Figure 4. rAAV-/rAdv-hTERTC27 treatment increases plasma levels of Th1 cytokines.

Plasma from sacrificed mice on day 20 post tumor cell inoculation were analyzed to determine cytokine levels using mouse Th1/Th2 FlowCytomix assay kit. The numerical values presented with the bar graph indicate the fold differences of cytokine levels between mice treated with hTERTC27 and EGFP.

Figure 5. rAAV-/rAdv-hTERTC27 treatment has different effects on the activities of T cells and B cells.

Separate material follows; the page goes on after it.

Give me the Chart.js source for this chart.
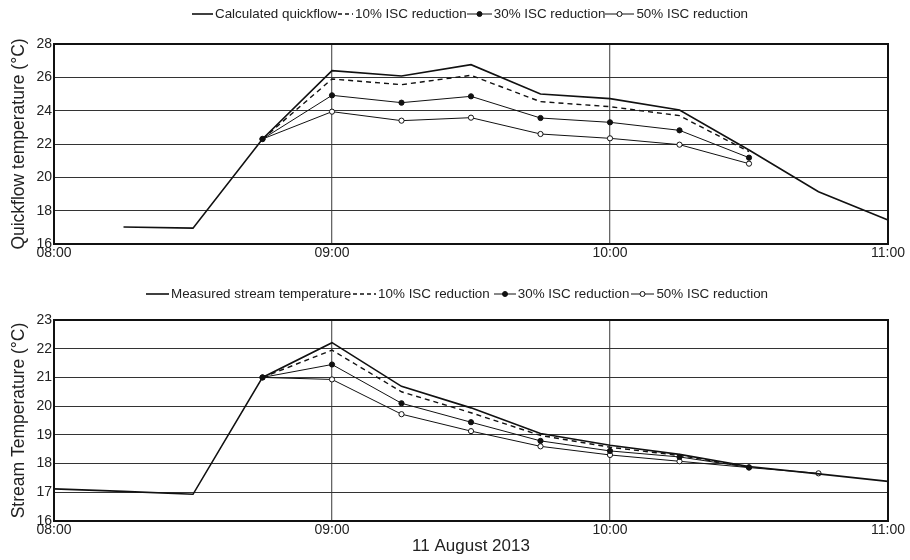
<!DOCTYPE html>
<html>
<head>
<meta charset="utf-8">
<script src="https://cdn.jsdelivr.net/npm/chart.js@4.4.1/dist/chart.umd.min.js"></script>
<style>
  body { margin: 0; background: #fff; }
  #wrap { position: relative; width: 910px; height: 560px; font-family: "Liberation Sans", Arial, sans-serif; color: #222; }
  .chartBox { position: absolute; left: 0; width: 910px; }
  .legend { position: absolute; display: flex; align-items: center; font-size: 13.4px; white-space: nowrap; line-height: 16px; }
  .legend svg { display: block; }
</style>
</head>
<body>
<div id="wrap">
  <div class="chartBox" style="top:0; height:270px;"><canvas id="quickflowChart"></canvas></div>
  <div class="chartBox" style="top:270px; height:290px;"><canvas id="streamChart"></canvas></div>
  <div class="legend" id="legendTop" style="left:192px; top:6px;"></div>
  <div class="legend" id="legendBottom" style="left:146px; top:286px;"></div>
</div>
<script>
// 15 minute steps, 08:00 - 11:00
const times = ['08:00', '08:15', '08:30', '08:45', '09:00', '09:15', '09:30', '09:45',
               '10:00', '10:15', '10:30', '10:45', '11:00'];

// Quickflow temperature (top panel)
const calcQuickflow = [null, 17.02, 16.95, 22.3, 26.4, 26.08, 26.76, 25.0, 24.72, 24.04, 21.64, 19.14, 17.44];
const quick10 = [null, null, null, 22.3, 25.9, 25.56, 26.12, 24.54, 24.24, 23.7, 21.54, null, null];
const quick30 = [null, null, null, 22.3, 24.92, 24.48, 24.86, 23.56, 23.3, 22.82, 21.18, null, null];
const quick50 = [null, null, null, 22.3, 23.94, 23.4, 23.58, 22.6, 22.34, 21.96, 20.82, null, null];

// Stream temperature (bottom panel)
const measuredStream = [17.12, 17.03, 16.93, 21.0, 22.21, 20.69, 19.94, 19.05, 18.64, 18.32, 17.9, 17.64, 17.38];
const stream10 = [null, null, null, 21.0, 21.95, 20.5, 19.77, 18.98, 18.57, 18.28, 17.88, null, null];
const stream30 = [null, null, null, 21.0, 21.45, 20.1, 19.44, 18.79, 18.44, 18.23, 17.87, null, null];
const stream50 = [null, null, null, 21.0, 20.93, 19.72, 19.13, 18.6, 18.3, 18.08, 17.86, 17.66, null];

const topLabels = ['Calculated quickflow', '10% ISC reduction', '30% ISC reduction', '50% ISC reduction'];
const bottomLabels = ['Measured stream temperature', '10% ISC reduction', '30% ISC reduction', '50% ISC reduction'];

const FONT = "'Liberation Sans', Arial, sans-serif";
Chart.defaults.font.family = FONT;
Chart.defaults.color = '#222';

// line styles: solid, dashed, filled dots, open dots
const styles = [
    { borderWidth: 1.6, borderDash: [], pointRadius: 0, pointBackgroundColor: '#111' },
    { borderWidth: 1.4, borderDash: [5, 4], pointRadius: 0, pointBackgroundColor: '#111' },
    { borderWidth: 1, borderDash: [], pointRadius: 2.6, pointBackgroundColor: '#111' },
    { borderWidth: 1, borderDash: [], pointRadius: 2.6, pointBackgroundColor: '#fff' }
];

function makeDatasets(labels, series) {
    return series.map((data, i) => ({
        label: labels[i],
        data: data,
        borderColor: '#111',
        backgroundColor: '#111',
        borderWidth: styles[i].borderWidth,
        borderDash: styles[i].borderDash,
        pointRadius: styles[i].pointRadius,
        pointBackgroundColor: styles[i].pointBackgroundColor,
        pointBorderColor: '#111',
        pointBorderWidth: 1,
        tension: 0,
        spanGaps: false
    }));
}

// black frame round the plot area
const framePlugin = {
    id: 'frame',
    afterDraw(chart) {
        const { ctx, chartArea: a } = chart;
        ctx.save();
        ctx.strokeStyle = '#111';
        ctx.lineWidth = 2;
        ctx.strokeRect(a.left, a.top, a.right - a.left, a.bottom - a.top);
        ctx.restore();
    }
};

function makeOptions(yMin, yMax, step, yTitle, xTitle, padTop, xHeight) {
    return {
        responsive: true,
        maintainAspectRatio: false,
        animation: false,
        layout: { padding: { top: padTop, right: 22, left: 0, bottom: 0 } },
        plugins: { legend: { display: false }, tooltip: { enabled: false } },
        scales: {
            x: {
                type: 'category',
                offset: false,
                border: { display: false },
                grid: {
                    drawTicks: false,
                    lineWidth: 1.3,
                    color: ctx => (times[ctx.index] === '09:00' || times[ctx.index] === '10:00') ? '#666' : 'rgba(0,0,0,0)'
                },
                ticks: {
                    autoSkip: false,
                    maxRotation: 0,
                    padding: 1,
                    font: { size: 14 },
                    color: '#222',
                    callback: (v, i) => times[i].endsWith(':00') ? times[i] : ''
                },
                title: {
                    display: !!xTitle,
                    text: xTitle,
                    font: { size: 17 },
                    color: '#222',
                    padding: { top: 0, bottom: 3 }
                },
                afterFit: scale => { scale.height = xHeight; }
            },
            y: {
                min: yMin,
                max: yMax,
                border: { display: false },
                grid: { drawTicks: false, color: '#333', lineWidth: 1 },
                ticks: { stepSize: step, padding: 2, font: { size: 14 }, color: '#222' },
                title: {
                    display: true,
                    text: yTitle,
                    font: { size: 17.5 },
                    color: '#222',
                    padding: { top: 9, bottom: 0 }
                },
                afterFit: scale => { scale.width = 54; }
            }
        }
    };
}

new Chart(document.getElementById('quickflowChart'), {
    type: 'line',
    data: { labels: times, datasets: makeDatasets(topLabels, [calcQuickflow, quick10, quick30, quick50]) },
    options: makeOptions(16, 28, 2, 'Quickflow temperature (°C)', '', 44, 26),
    plugins: [framePlugin]
});

new Chart(document.getElementById('streamChart'), {
    type: 'line',
    data: { labels: times, datasets: makeDatasets(bottomLabels, [measuredStream, stream10, stream30, stream50]) },
    options: makeOptions(16, 23, 1, 'Stream Temperature (°C)', '11 August 2013', 50, 39),
    plugins: [framePlugin]
});

// legend: symbol + text, symbols drawn as small svg
function symbolSvg(i, w) {
    const y = 8;
    let s = '<svg width="' + w + '" height="16">';
    if (i === 1) {
        s += '<line x1="1" y1="' + y + '" x2="' + w + '" y2="' + y + '" stroke="#111" stroke-width="1.3" stroke-dasharray="4 3"/>';
    } else {
        s += '<line x1="0" y1="' + y + '" x2="' + w + '" y2="' + y + '" stroke="#111" stroke-width="' + (i === 0 ? 1.6 : 1) + '"/>';
    }
    if (i >= 2) {
        s += '<circle cx="' + (w / 2) + '" cy="' + y + '" r="2.5" stroke="#111" stroke-width="1" fill="' + styles[i].pointBackgroundColor + '"/>';
    }
    return s + '</svg>';
}

function buildLegend(id, labels, widths, gaps) {
    const el = document.getElementById(id);
    el.innerHTML = labels.map((lab, i) =>
        '<span style="margin-left:' + gaps[i] + 'px">' + symbolSvg(i, widths[i]) + '</span>' +
        '<span style="margin-left:2px">' + lab + '</span>').join('');
}

buildLegend('legendTop', topLabels, [21, 16, 25, 29], [0, 0, 0, 0]);
buildLegend('legendBottom', bottomLabels, [23, 24, 22, 23], [0, 1, 4, 2]);
</script>
</body>
</html>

(A) Proliferation activity of T cells and B cells isolated from mice treated with hTERTC27, EGFP or PBS. Data are expressed as means ± SD (n = 3). *: P<0.05, compared with EGFP group. (B) Cytotoxicity of T cells isolated from mice treated with hTERTC27, EGFP, or PBS. *: P<0.05, compared with EGFP group.